The full name was Panzerfeldhaubitze 18M auf Geschützwagen III/IV (Sf) Hummel, Sd.Kfz. 165. On February 27, 1944, Hitler ordered the name Hummel to be dropped as it was deemed inappropriate for a fighting vehicle.

Development

The Hummel was designed in 1942 after the need for mobile artillery support for tank forces had been demonstrated during the invasion of the USSR. The self-propelled artillery already in service with the Wehrmacht had proven of limited value.

The first option considered was mounting a 10.5 cm leFH 18 howitzer on a Panzer III chassis, rejected in favour of the same gun on a Panzer IV chassis. One prototype was built.

This design was rejected in favour of mounting the more powerful 15 cm sFH 18 L/30 howitzer on the specially designed Geschützwagen III/IV, which combined  elements of both the Panzer III (driving and steering system) and Panzer IV chassis (suspension and engine). The same chassis was also used for the Nashorn tank destroyer.

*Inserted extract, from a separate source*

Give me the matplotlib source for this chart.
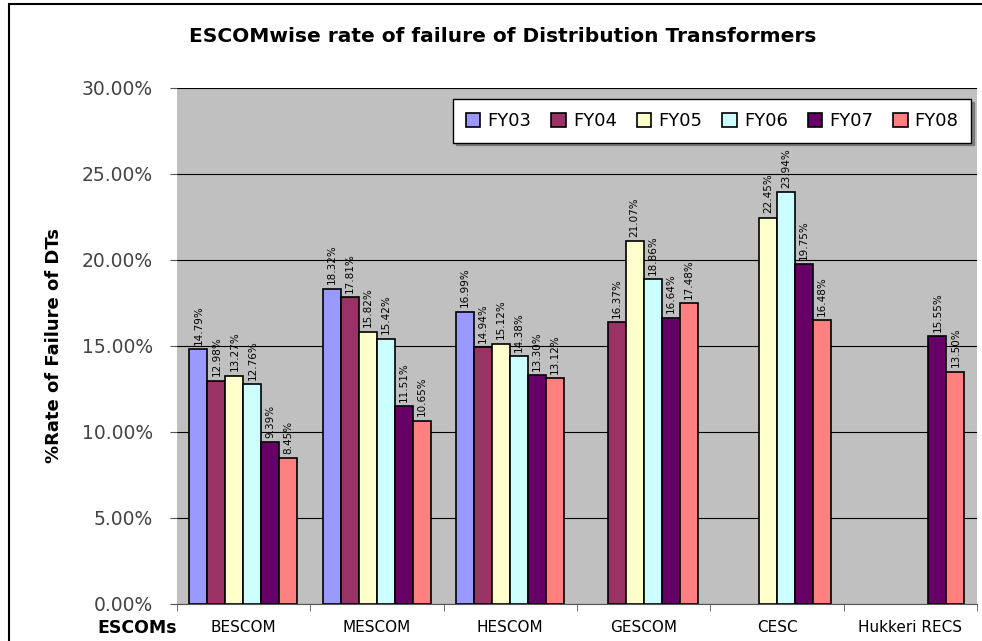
import numpy as np
import matplotlib.pyplot as plt
from matplotlib.patches import Rectangle

# datos
escoms = ["BESCOM", "MESCOM", "HESCOM", "GESCOM", "CESC", "Hukkeri RECS"]
years = ["FY03", "FY04", "FY05", "FY06", "FY07", "FY08"]
fy03 = [14.79, 18.32, 16.99, np.nan, np.nan, np.nan]
fy04 = [12.98, 17.81, 14.94, 16.37, np.nan, np.nan]
fy05 = [13.27, 15.82, 15.12, 21.07, 22.45, np.nan]
fy06 = [12.76, 15.42, 14.38, 18.86, 23.94, np.nan]
fy07 = [9.39, 11.51, 13.30, 16.64, 19.75, 15.55]
fy08 = [8.45, 10.65, 13.12, 17.48, 16.48, 13.50]
yticks = [0, 5, 10, 15, 20, 25, 30]

series = [fy03, fy04, fy05, fy06, fy07, fy08]
colores = ["#9999FF", "#993366", "#FFFFCC", "#CCFFFF", "#660066", "#FF8080"]

fig = plt.figure(figsize=(9.82, 6.41), dpi=100)
fig.patch.set_facecolor("white")

# marco exterior
fig.patches.append(Rectangle((0.009, -0.1), 1.2, 1.094, transform=fig.transFigure,
                             fill=False, edgecolor="black", linewidth=1.5))

ax = fig.add_axes([0.180, 0.058, 0.815, 0.805])
ax.set_facecolor("#C0C0C0")

x = np.arange(len(escoms))
w = 0.135
for i, (vals, c) in enumerate(zip(series, colores)):
    pos = x + (i - 2.5) * w
    ax.bar(pos, vals, w, color=c, edgecolor="black", linewidth=1.2, label=years[i], zorder=3)
    for p, v in zip(pos, vals):
        if not np.isnan(v):
            ax.text(p, v + 0.25, "%.2f%%" % v, rotation=90, ha="center", va="bottom",
                    fontsize=7.5, color="black", zorder=4)

ax.set_xlim(-0.5, len(escoms) - 0.5)
ax.set_ylim(0, 30)
ax.set_yticks(yticks)
ax.set_yticklabels(["%.2f%%" % t for t in yticks], fontsize=13.5, color="#444444")
ax.yaxis.grid(True, color="black", linewidth=0.8, zorder=0)
ax.set_xticks(x)
ax.set_xticklabels(escoms, fontsize=11)
ax.set_xticks(np.arange(len(escoms) + 1) - 0.5, minor=True)
ax.tick_params(axis="x", which="major", length=0, pad=12)
ax.tick_params(axis="x", which="minor", length=5, color="#555555")
ax.tick_params(axis="y", length=5, color="#555555", pad=12)
for s in ["top", "right", "left"]:
    ax.spines[s].set_visible(False)
ax.spines["bottom"].set_color("#555555")

ax.set_ylabel("%Rate of Failure of DTs", fontsize=13, fontweight="bold", labelpad=14)
fig.text(0.099, 0.012, "ESCOMs", fontsize=12.5, fontweight="bold")
fig.text(0.512, 0.935, "ESCOMwise rate of failure of Distribution Transformers",
         ha="center", fontsize=14.5, fontweight="bold")

leg = ax.legend(ncol=6, loc="upper right", bbox_to_anchor=(1.004, 0.995), fontsize=13,
                frameon=True, fancybox=False, shadow=True, handlelength=0.8,
                handleheight=0.8, columnspacing=1.1, handletextpad=0.4, borderpad=0.7)
leg.get_frame().set_edgecolor("black")
leg.get_frame().set_facecolor("white")

fig.savefig("out.png", dpi=100)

The engine was moved to the centre of the vehicle to make room for an open-topped lightly armoured fighting compartment at the rear housing the gun and crew. Late models had a slightly redesigned driver compartment and front superstructure offering more room to the radio operator and driver.

Variants

Because the basic Hummel could carry only a limited amount of ammunition, the Munitionsträger Hummel ("ammunition carrier Hummel") was developed. This was basically a standard production Hummel without the howitzer (a 10 mm armour plate covering the gun mount) and with racks fitted to hold the ammunition. When necessary, these could still be fitted with the 15 cm howitzer of the normal Hummel; this could even be done as a field conversion.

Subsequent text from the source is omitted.